Cover_2-2014ok« En novembre 2013 le maître de la Turquie, Recep Tayyip Erdoğan, recevait avec les honneurs Massoud Barzani, président du Gouvernement régional du Kurdistan (GRK) irakien, à Diyarbakır, « capitale » kurde de Turquie. Le même Barzani, qui tient efficacement tête au gouvernement de Bagdad, était quelques mois plus tôt à Paris le héros d’une campagne d’affichage vantant le Kurdistan irakien comme « îlot de stabilité au Moyen-Orient ». Au même moment, d’autres Kurdes commençaient à découper en Syrie des enclaves pacifiques en marge de la guerre civile, combattant au passage des groupes djihadistes craints de tous. En Iran même, les guérilleros du Parti de la vie libre au Kurdistan (Partiya Jiyana Azad a Kurdistanê, PJAK), cousins du Parti des travailleurs du Kurdistan (Partiya Karkerên Kurdistan, PKK), semblent hésiter sur la tactique à privilégier face à la répression des mollahs.

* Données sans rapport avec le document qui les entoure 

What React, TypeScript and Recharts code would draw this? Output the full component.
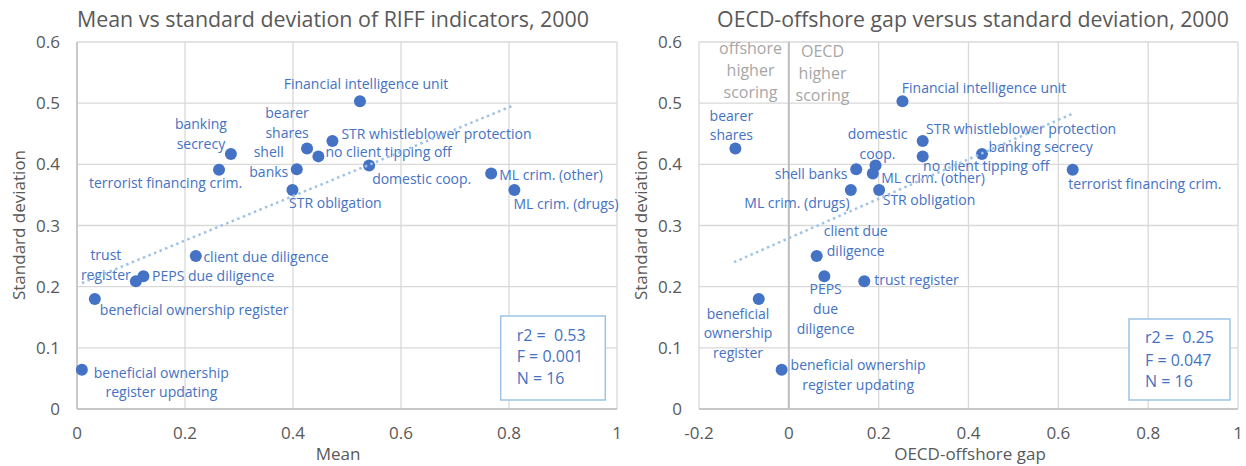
import React from 'react';
import { ScatterChart, Scatter, XAxis, YAxis, CartesianGrid, ReferenceLine } from 'recharts';

// RIFF indicators, 2000
const indicators = [
  'Financial intelligence unit',
  'STR whistleblower protection',
  'bearer shares',
  'banking secrecy',
  'no client tipping off',
  'domestic coop.',
  'shell banks',
  'terrorist financing crim.',
  'ML crim. (other)',
  'STR obligation',
  'ML crim. (drugs)',
  'client due diligence',
  'PEPS due diligence',
  'trust register',
  'beneficial ownership register',
  'beneficial ownership register updating',
];
const meanScore = [0.524, 0.473, 0.426, 0.285, 0.447, 0.541, 0.407, 0.263, 0.767, 0.399, 0.81, 0.22, 0.123, 0.109, 0.033, 0.009];
const offshoreGap = [0.253, 0.298, -0.119, 0.43, 0.298, 0.193, 0.15, 0.632, 0.187, 0.201, 0.138, 0.062, 0.079, 0.168, -0.067, -0.016];
const stdDev = [0.503, 0.438, 0.426, 0.417, 0.413, 0.398, 0.392, 0.391, 0.385, 0.358, 0.358, 0.25, 0.217, 0.209, 0.18, 0.064];

// linear trendline ends
const meanTrendX = [0.009, 0.81];
const meanTrendY = [0.206, 0.497];
const gapTrendX = [-0.122, 0.632];
const gapTrendY = [0.24, 0.483];

const meanTicks = [0, 0.2, 0.4, 0.6, 0.8, 1];
const gapTicks = [-0.2, 0, 0.2, 0.4, 0.6, 0.8, 1];
const sdTicks = [0, 0.1, 0.2, 0.3, 0.4, 0.5, 0.6];

const meanPoints = indicators.map((name, i) => ({ name, x: meanScore[i], y: stdDev[i] }));
const gapPoints = indicators.map((name, i) => ({ name, x: offshoreGap[i], y: stdDev[i] }));
const meanTrend = meanTrendX.map((x, i) => ({ x, y: meanTrendY[i] }));
const gapTrend = gapTrendX.map((x, i) => ({ x, y: gapTrendY[i] }));

const BLUE = '#4472C4';
const TREND = '#9DC3E6';
const GRID = '#D9D9D9';
const AXIS = '#BFBFBF';
const TEXT = '#595959';
const FONT = '"Open Sans", sans-serif';
const LINE_GAP = 19.7;

type Spot = { lines: string[]; dx: number; dy: number; anchor: 'start' | 'middle' | 'end' };

// where each data label sits relative to its dot
const meanLabels: Record<string, Spot> = {
  'Financial intelligence unit': { lines: ['Financial intelligence unit'], dx: 6, dy: -18, anchor: 'middle' },
  'STR whistleblower protection': { lines: ['STR whistleblower protection'], dx: 9, dy: -8, anchor: 'start' },
  'bearer shares': { lines: ['bearer', 'shares'], dx: -20, dy: -36, anchor: 'middle' },
  'banking secrecy': { lines: ['banking', 'secrecy'], dx: -30, dy: -31, anchor: 'middle' },
  'no client tipping off': { lines: ['no client tipping off'], dx: 7, dy: -5.6, anchor: 'start' },
  'domestic coop.': { lines: ['domestic coop.'], dx: 3, dy: 12, anchor: 'start' },
  'shell banks': { lines: ['shell', 'banks'], dx: -28, dy: -18, anchor: 'middle' },
  'terrorist financing crim.': { lines: ['terrorist financing crim.'], dx: -53.5, dy: 12.4, anchor: 'middle' },
  'ML crim. (other)': { lines: ['ML crim. (other)'], dx: 8, dy: 0, anchor: 'start' },
  'STR obligation': { lines: ['STR obligation'], dx: -3.4, dy: 12, anchor: 'start' },
  'ML crim. (drugs)': { lines: ['ML crim. (drugs)'], dx: -1, dy: 13.3, anchor: 'start' },
  'client due diligence': { lines: ['client due diligence'], dx: 7.6, dy: 0, anchor: 'start' },
  'PEPS due diligence': { lines: ['PEPS due diligence'], dx: 8.6, dy: -1, anchor: 'start' },
  'trust register': { lines: ['trust', 'register'], dx: -30, dy: -27, anchor: 'middle' },
  'beneficial ownership register': { lines: ['beneficial ownership register'], dx: 5, dy: 9.6, anchor: 'start' },
  'beneficial ownership register updating': { lines: ['beneficial ownership', 'register updating'], dx: 79.5, dy: 1.7, anchor: 'middle' },
};

const gapLabels: Record<string, Spot> = {
  'Financial intelligence unit': { lines: ['Financial intelligence unit'], dx: -0.6, dy: -14.7, anchor: 'start' },
  'STR whistleblower protection': { lines: ['STR whistleblower protection'], dx: 3.4, dy: -13.3, anchor: 'start' },
  'bearer shares': { lines: ['bearer', 'shares'], dx: -4, dy: -33.7, anchor: 'middle' },
  'banking secrecy': { lines: ['banking secrecy'], dx: 6.6, dy: -8, anchor: 'start' },
  'no client tipping off': { lines: ['no client tipping off'], dx: 0.4, dy: 8.7, anchor: 'start' },
  'domestic coop.': { lines: ['domestic', 'coop.'], dx: 2, dy: -32.3, anchor: 'middle' },
  'shell banks': { lines: ['shell banks'], dx: -8.7, dy: 3.3, anchor: 'end' },
  'terrorist financing crim.': { lines: ['terrorist financing crim.'], dx: -4.4, dy: 13, anchor: 'start' },
  'ML crim. (other)': { lines: ['ML crim. (other)'], dx: 8.4, dy: 3, anchor: 'start' },
  'STR obligation': { lines: ['STR obligation'], dx: 3.6, dy: 9.3, anchor: 'start' },
  'ML crim. (drugs)': { lines: ['ML crim. (drugs)'], dx: -1.3, dy: 12, anchor: 'end' },
  'client due diligence': { lines: ['client due', 'diligence'], dx: 39, dy: -25.7, anchor: 'middle' },
  'PEPS due diligence': { lines: ['PEPS', 'due', 'diligence'], dx: 1.3, dy: 12, anchor: 'middle' },
  'trust register': { lines: ['trust register'], dx: 10, dy: -2.3, anchor: 'start' },
  'beneficial ownership register': { lines: ['beneficial', 'ownership', 'register'], dx: -20.7, dy: 13.7, anchor: 'middle' },
  'beneficial ownership register updating': { lines: ['beneficial ownership', 'register updating'], dx: 76.5, dy: -5.7, anchor: 'middle' },
};

const labelledDot = (spots: Record<string, Spot>) => (props: any) => {
  const { cx, cy, payload } = props;
  const spot = spots[payload.name];
  return (
    <g>
      <circle cx={cx} cy={cy} r={6} fill={BLUE} />
      {spot && (
        <text fill={BLUE} fontSize={14} textAnchor={spot.anchor} dominantBaseline="central">
          {spot.lines.map((line, i) => (
            <tspan key={i} x={cx + spot.dx} y={cy + spot.dy + i * LINE_GAP}>{line}</tspan>
          ))}
        </text>
      )}
    </g>
  );
};

const noDot = () => <g />;

const tickStyle = { fill: TEXT, fontSize: 17 };

function Panel(props: {
  left: number;
  width: number;
  rightMargin: number;
  points: { name: string; x: number; y: number }[];
  trend: { x: number; y: number }[];
  xTicks: number[];
  xDomain: [number, number];
  spots: Record<string, Spot>;
  zeroLine?: boolean;
}) {
  const { left, width, rightMargin, points, trend, xTicks, xDomain, spots, zeroLine } = props;
  return (
    <div style={{ position: 'absolute', left, top: 0 }}>
      <ScatterChart
        width={width}
        height={466}
        margin={{ top: 42, right: rightMargin, bottom: 27, left: 17 }}
        style={{ overflow: 'visible' }}
      >
        <CartesianGrid stroke={GRID} strokeWidth={1.3} />
        <XAxis
          type="number"
          dataKey="x"
          domain={xDomain}
          ticks={xTicks}
          interval={0}
          height={30}
          tick={tickStyle}
          tickLine={false}
          tickMargin={12}
          axisLine={{ stroke: AXIS, strokeWidth: 1.5 }}
        />
        <YAxis
          type="number"
          dataKey="y"
          domain={[0, 0.6]}
          ticks={sdTicks}
          interval={0}
          width={60}
          tick={tickStyle}
          tickLine={false}
          tickMargin={11}
          axisLine={zeroLine ? false : { stroke: AXIS, strokeWidth: 1.5 }}
        />
        {zeroLine && <ReferenceLine x={0} stroke={AXIS} strokeWidth={2} />}
        <Scatter data={points} shape={labelledDot(spots)} isAnimationActive={false} />
        <Scatter
          data={trend}
          shape={noDot}
          line={{ stroke: TREND, strokeWidth: 2.5, strokeDasharray: '2.5 3.5' }}
          isAnimationActive={false}
        />
      </ScatterChart>
    </div>
  );
}

export default function App() {
  return (
    <div style={{ position: 'absolute', left: 0, top: 0, width: 1246, height: 466, background: '#fff', fontFamily: FONT }}>
      <Panel
        left={0}
        width={622}
        rightMargin={5}
        points={meanPoints}
        trend={meanTrend}
        xTicks={meanTicks}
        xDomain={[0, 1]}
        spots={meanLabels}
      />
      <Panel
        left={622}
        width={624}
        rightMargin={8}
        points={gapPoints}
        trend={gapTrend}
        xTicks={gapTicks}
        xDomain={[-0.2, 1]}
        spots={gapLabels}
        zeroLine
      />
      <svg width={1246} height={466} style={{ position: 'absolute', left: 0, top: 0, pointerEvents: 'none' }}>
        <text x={333} y={27} fontSize={21.4} fill={TEXT} textAnchor="middle">Mean vs standard deviation of RIFF indicators, 2000</text>
        <text x={973} y={27} fontSize={21.3} fill={TEXT} textAnchor="middle">OECD-offshore gap versus standard deviation, 2000</text>

        <text x={338} y={459.5} fontSize={17} fill={TEXT} textAnchor="middle">Mean</text>
        <text x={970} y={459.5} fontSize={17} fill={TEXT} textAnchor="middle">OECD-offshore gap</text>
        <text transform="translate(25,225) rotate(-90)" fontSize={17} fill={TEXT} textAnchor="middle">Standard deviation</text>
        <text transform="translate(646.7,225) rotate(-90)" fontSize={17} fill={TEXT} textAnchor="middle">Standard deviation</text>

        <g fontSize={16} fill="#A6A6A6" textAnchor="middle">
          <text x={750.5} y={54.3}>offshore</text>
          <text x={750.5} y={76}>higher</text>
          <text x={750.5} y={97.7}>scoring</text>
          <text x={822.5} y={57.3}>OECD</text>
          <text x={822.5} y={79}>higher</text>
          <text x={822.5} y={100.7}>scoring</text>
        </g>

        <rect x={500.7} y={316} width={104.6} height={84} fill="#fff" stroke={TREND} strokeWidth={1.5} />
        <g fontSize={16} fill={BLUE}>
          <text x={516.7} y={340.7}>{'r2 = \u00a00.53'}</text>
          <text x={516.7} y={362.4}>F = 0.001</text>
          <text x={516.7} y={384.4}>N = 16</text>
        </g>
        <rect x={1129} y={319} width={101} height={81} fill="#fff" stroke={TREND} strokeWidth={1.5} />
        <g fontSize={16} fill={BLUE}>
          <text x={1145} y={343.3}>{'r2 = \u00a00.25'}</text>
          <text x={1145} y={365.7}>F = 0.047</text>
          <text x={1145} y={387.3}>N = 16</text>
        </g>
      </svg>
    </div>
  );
}
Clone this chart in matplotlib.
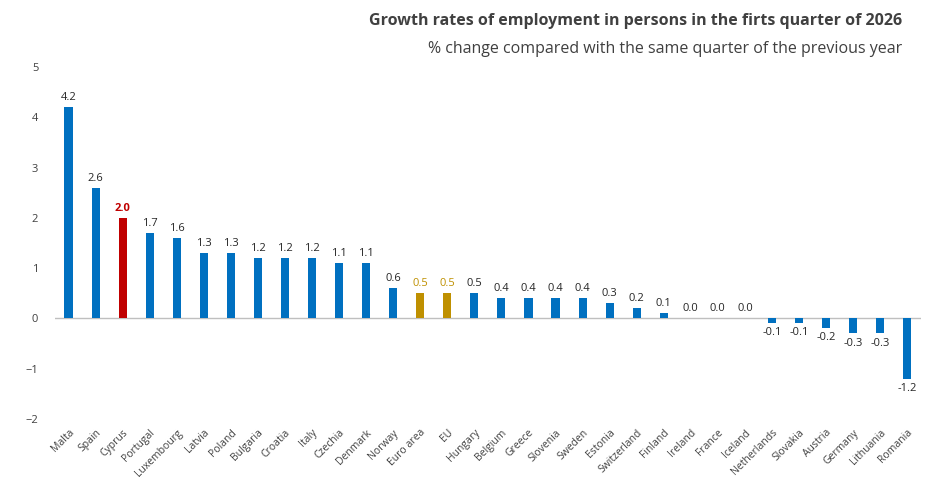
import matplotlib
matplotlib.use("Agg")
import matplotlib.pyplot as plt

countries = ["Malta","Spain","Cyprus","Portugal","Luxembourg","Latvia","Poland","Bulgaria","Croatia","Italy",
             "Czechia","Denmark","Norway","Euro area","EU","Hungary","Belgium","Greece","Slovenia","Sweden",
             "Estonia","Switzerland","Finland","Ireland","France","Iceland","Netherlands","Slovakia","Austria",
             "Germany","Lithuania","Romania"]
values = [4.2,2.6,2.0,1.7,1.6,1.3,1.3,1.2,1.2,1.2,1.1,1.1,0.6,0.5,0.5,0.5,0.4,0.4,0.4,0.4,0.3,0.2,0.1,
          0.0,0.0,0.0,-0.1,-0.1,-0.2,-0.3,-0.3,-1.2]
yticks = [-2,-1,0,1,2,3,4,5]

BLUE, RED, GOLD = "#0070C0", "#C00000", "#BF9000"
plt.rcParams['font.family'] = ['Open Sans', 'DejaVu Sans']
fig = plt.figure(figsize=(9.35, 4.94), dpi=100)
ax = fig.add_axes([0.0588, 0.152, 0.926, 0.712])
n = len(countries)
colors = [RED if c == "Cyprus" else GOLD if c in ("Euro area", "EU") else BLUE for c in countries]
ax.bar(range(n), values, width=0.3, color=colors, zorder=2)
ax.axhline(0, color="#BFBFBF", lw=1, zorder=1)
for i, (v, c) in enumerate(zip(values, countries)):
    col = RED if c == "Cyprus" else GOLD if c in ("Euro area", "EU") else "#262626"
    off = 0.08 if v >= 0 else -0.08
    ax.text(i, v + off, f"{v:.1f}", ha="center", va="bottom" if v >= 0 else "top",
            fontsize=8, color=col, fontweight="bold" if c == "Cyprus" else "normal")
ax.set_xlim(-0.5, n - 0.5)
ax.set_ylim(-2, 5)
ax.set_yticks(yticks)
ax.set_xticks(range(n))
ax.set_xticklabels(countries, rotation=45, ha="right", rotation_mode="anchor", fontsize=7.5, color="#404040")
ax.tick_params(axis="y", labelsize=8, colors="#404040", length=0, pad=12)
ax.tick_params(axis="x", length=0, pad=6)
for s in ax.spines.values():
    s.set_visible(False)
fig.text(0.965, 0.958, "Growth rates of employment in persons in the firts quarter of 2026",
         ha="right", va="center", fontsize=11.5, fontweight="bold", color="#404040")
fig.text(0.965, 0.9, "% change compared with the same quarter of the previous year",
         ha="right", va="center", fontsize=11.5, color="#404040")
fig.savefig("out.png", dpi=100)
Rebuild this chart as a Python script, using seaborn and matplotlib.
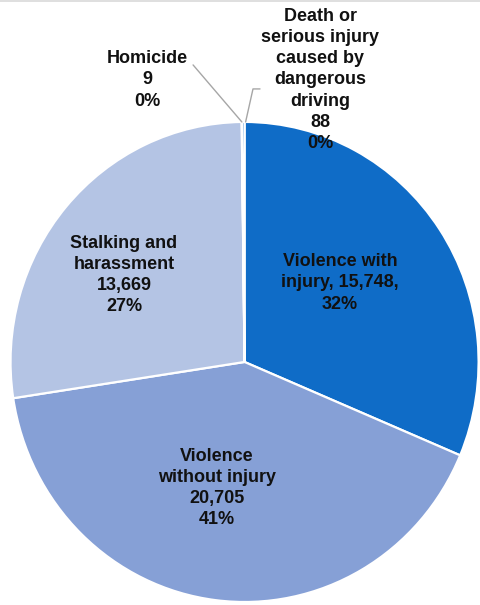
#Pie chart of violence against the person offences by subgroup

#import packages
import numpy as np
from matplotlib import pyplot as plt
import seaborn as sns

#data
labels = ['Violence with\ninjury, 15,748,', 'Violence\nwithout injury', 'Stalking and\nharassment',
          'Homicide', 'Death or\nserious injury\ncaused by\ndangerous\ndriving']
counts = [15748, 20705, 13669, 9, 88]
percents = ['32%', '41%', '27%', '0%', '0%']
colors = ['#0F6CC7', '#86A0D6', '#B4C4E4', '#B4C4E4', '#0F6CC7']

sns.set_theme(style='white')
plt.rcParams['font.family'] = ['Liberation Sans', 'DejaVu Sans']

fig = plt.figure(figsize=(4.8, 6.05), dpi=100)
ax = fig.add_axes([0, 0, 1, 1])
wedges, _ = ax.pie(counts, colors=colors, startangle=90, counterclock=False,
                   wedgeprops=dict(edgecolor='white', linewidth=1.6))
ax.set_aspect('auto')
ax.set_xlim(-1.045, 1.006)
ax.set_ylim(-1.0125, 1.508)
ax.axis('off')

#label text for each slice
def fmt(i):
    if i == 0:
        return labels[i] + '\n' + percents[i]
    return labels[i] + '\n' + f'{counts[i]:,}' + '\n' + percents[i]

label_pos = [(0.408, 0.329), (-0.118, -0.525), (-0.515, 0.3625), (-0.417, 1.175), (0.323, 1.175)]
for i, (x, y) in enumerate(label_pos):
    ax.text(x, y, fmt(i), ha='center', va='center', fontsize=13, fontweight='bold',
            color='#111111', linespacing=1.33)

#leader lines for the two tiny slices
def edge_point(w):
    ang = np.deg2rad((w.theta1 + w.theta2) / 2)
    return np.cos(ang), np.sin(ang)

hx, hy = edge_point(wedges[3])
ax.plot([-0.220, hx], [1.2375, hy], color='#A6A6A6', lw=1)
dx, dy = edge_point(wedges[4])
ax.plot([0.066, 0.036, dx + 0.01], [1.1375, 1.1375, dy], color='#A6A6A6', lw=1)

#thin frame line at top
fig.add_artist(plt.Line2D([0, 1], [0.998, 0.998], color='#D9D9D9', lw=1.2))

fig.savefig('out.png', dpi=100)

Ces instantanés révèlent une réalité inattendue : le Moyen-Orient vit aujourd’hui un moment kurde. Éternels oubliés de l’histoire, les Kurdes s’imposent partout sur la carte régionale, et pas comme on les attendait. À rebours de l’imagerie bien ancrée du peshmerga et de l’activisme révolutionnaire, ils font désormais beaucoup de politique, et leur quête de respectabilité contraste avec les errements de régimes qui les ont réprimés pendant des décennies.